L’application de partage de vidéos TikTok, extrêmement populaire dans le pays, a été interdite dix jours en octobre sur ces critères. Tinder, Grindr, et d’autres apps de rencontres sont bloquées depuis septembre. Une publicité pour un biscuit dans laquelle dansait une actrice renommée a connu le même sort.

 

– ‘Forces conservatrices’ –

 

« Ces interdictions vont fortement impacter le secteur technologique au Pakistan », regrette l’ex-ministre de l’Information et actuel ministre des Sciences, Fawad Chaudhry, qui se dit « en désaccord » avec son gouvernement sur le sujet.

« Il est impossible de définir l’indécence. Chaque personne a sa propre définition », remarque-t-il.

« Des gens ayant le contrôle sur leur corps et leur esprit, c’est quelque chose qui fait peur aux autorités », réagit Harris Khalique, le secrétaire général de la Commission nationale des droits de l’Homme pakistanaise, pour qui « les libertés personnelles sont connectées aux libertés politiques ».

Or « les forces conservatrices se manifestent au travers de leur misogynie » au Pakistan, république musulmane où les voix progressistes sont minoritaires, remarque-t-il.

La censure s’est fortement accentuée en 2018 avec l’arrivée au pouvoir d’Imran Khan, ex-champion de cricket au passé de playboy, qui a ensuite opéré un virage religieux.

Plusieurs ouvrages jugés controversés ont également été retirés de la vente. En octobre dernier, une exposition sur les exécutions extrajudiciaires commises par la police de Karachi a été détruite deux jours après son ouverture.
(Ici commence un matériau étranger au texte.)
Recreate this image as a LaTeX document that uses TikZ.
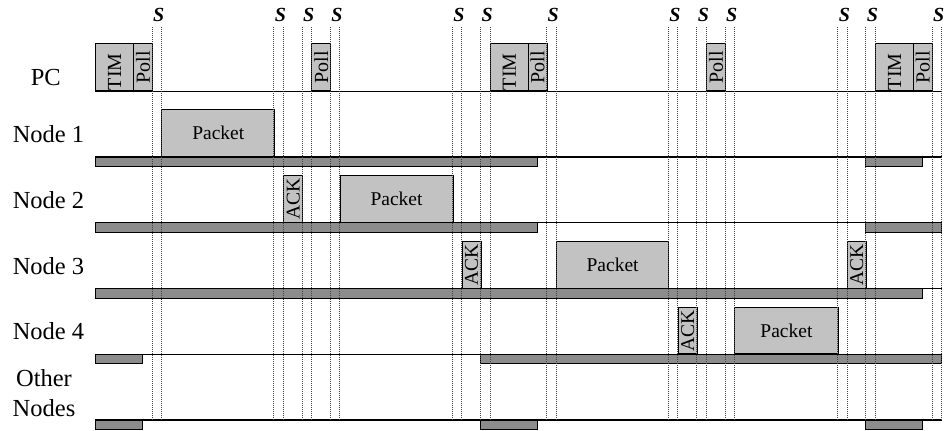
\documentclass[tikz,border=0pt]{standalone}
\usepackage{fontspec}
\setmainfont{Liberation Serif}
\definecolor{boxgray}{gray}{0.76}
\definecolor{bargray}{gray}{0.55}
\definecolor{dotgray}{gray}{0.25}
\begin{document}
\begin{tikzpicture}[x=1pt,y=-1pt,
  pbox/.style={draw=black, line width=0.9pt, fill=boxgray, inner sep=0pt,
    anchor=south west, minimum height=47pt, font=\fontsize{20}{22}\selectfont},
  nbox/.style={pbox, minimum height=46.7pt, font=\fontsize{19.5}{21}\selectfont},
  timw/.style={minimum width=37.7pt},
  pollw/.style={minimum width=18.8pt},
  bar/.style={draw=black, line width=0.9pt, fill=bargray},
  baseline/.style={draw=black, line width=1.1pt},
  dotline/.style={draw=dotgray, line width=0.6pt, dash pattern=on 1pt off 1pt},
  rowlabel/.style={font=\fontsize{24.5}{30}\selectfont, align=center, inner sep=0pt},
  slabel/.style={font=\fontsize{20}{22}\selectfont\bfseries\itshape, inner sep=0pt}]
\useasboundingbox (0,0) rectangle (945,431);

% row labels
\node[rowlabel] (lpc) at (45.8,78) {PC};
\node[rowlabel] (l1) at (48.5,134) {Node 1};
\node[rowlabel] (l2) at (48.5,200) {Node 2};
\node[rowlabel] (l3) at (48.5,266) {Node 3};
\node[rowlabel] (l4) at (48.5,331.5) {Node 4};
\node[rowlabel] (lo) at (44,393) {Other\\Nodes};

% bars
\draw[bar] (95,157) rectangle (537,166.5);
\draw[bar] (865.7,157) rectangle (922.3,166.5);
\draw[bar] (95,222.7) rectangle (537,232.2);
\draw[bar] (865.7,222.7) rectangle (941.5,232.2);
\draw[bar] (95,288.5) rectangle (922.3,298);
\draw[bar] (95,354.3) rectangle (142.7,363.8);
\draw[bar] (480.7,354.3) rectangle (941.5,363.8);
\draw[bar] (95,420) rectangle (142.7,429.5);
\draw[bar] (480.7,420) rectangle (537.3,429.5);
\draw[bar] (865.7,420) rectangle (922.3,429.5);

% baselines
\draw[baseline] (95,91.3) -- (941.5,91.3);
\draw[baseline] (95,157) -- (941.5,157);
\draw[baseline] (95,222.7) -- (941.5,222.7);
\draw[baseline] (95,288.5) -- (941.5,288.5);
\draw[baseline] (95,354.3) -- (941.5,354.3);
\draw[baseline] (95,420) -- (941.5,420);

% PC boxes
\node[pbox, timw] (tim1) at (95.4,91.3) {\rotatebox{90}{TIM\hspace{9pt}}};
\node[pbox, pollw] (poll1) at (133.3,91.3) {\rotatebox{90}{Poll}};
\node[pbox, pollw] (poll2) at (311.4,91.3) {\rotatebox{90}{Poll}};
\node[pbox, timw] (tim2) at (490,91.3) {\rotatebox{90}{TIM\hspace{9pt}}};
\node[pbox, pollw] (poll3) at (527.7,91.3) {\rotatebox{90}{Poll}};
\node[pbox, pollw] (poll4) at (706.3,91.3) {\rotatebox{90}{Poll}};
\node[pbox, timw] (tim3) at (875.2,91.3) {\rotatebox{90}{TIM\hspace{9pt}}};
\node[pbox, pollw] (poll5) at (912.9,91.3) {\rotatebox{90}{Poll}};

% Node 1
\node[nbox, minimum width=113pt] (pk1) at (161.3,157) {Packet};
% Node 2
\node[nbox, pollw] (ack2) at (283.3,222.7) {\rotatebox{90}{ACK}};
\node[nbox, minimum width=113.2pt] (pk2) at (339.5,222.7) {Packet};
% Node 3
\node[nbox, pollw] (ack3a) at (461.7,288.5) {\rotatebox{90}{ACK}};
\node[nbox, minimum width=112.3pt] (pk3) at (556,288.5) {Packet};
\node[nbox, pollw] (ack3b) at (847,288.5) {\rotatebox{90}{ACK}};
% Node 4
\node[nbox, minimum width=19pt] (ack4) at (677.7,354.3) {\rotatebox{90}{ACK}};
\node[nbox, minimum width=103.4pt] (pk4) at (734.3,354.3) {Packet};

% dotted slot lines
\foreach \x in {152,161.3,273.7,283.3,302,311.3,330.3,339.7,452.3,461.7,480.3,490,546.3,556,668.3,677.7,696.7,706.3,725,734.3,837.7,847,865.7,875.3,932,941.3}
  \draw[dotline] (\x,27) -- (\x,420);

% S labels
\foreach \x [count=\i] in {156.7,278.5,306.7,335,457,485.2,551.2,673,701.5,729.7,842.4,870.5,936.7}
  \node[slabel] (s\i) at (\x+2,15) {S};
\end{tikzpicture}
\end{document}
La liberté de créer suit une trajectoire « terrible », juge Hasan Zaidi, ancien dirigeant du Festival du film de Karachi, qui compare la période actuelle avec le régime liberticide du dictateur Zia ul-Haq (1977-1988). « Il y a une érosion lente mais graduelle du nombre de choses dont on peut parler. »

« Nous vivons dans le mensonge. Nous vivons dans le déni », s’insurge Sarwat Gilani, une autre actrice de Churails. Dans cette série, « nous ne racontons pas l’histoire d’un autre pays, mais celle de notre peuple », poursuit-elle, fière de porter désormais son titre de sorcière « comme une couronne ».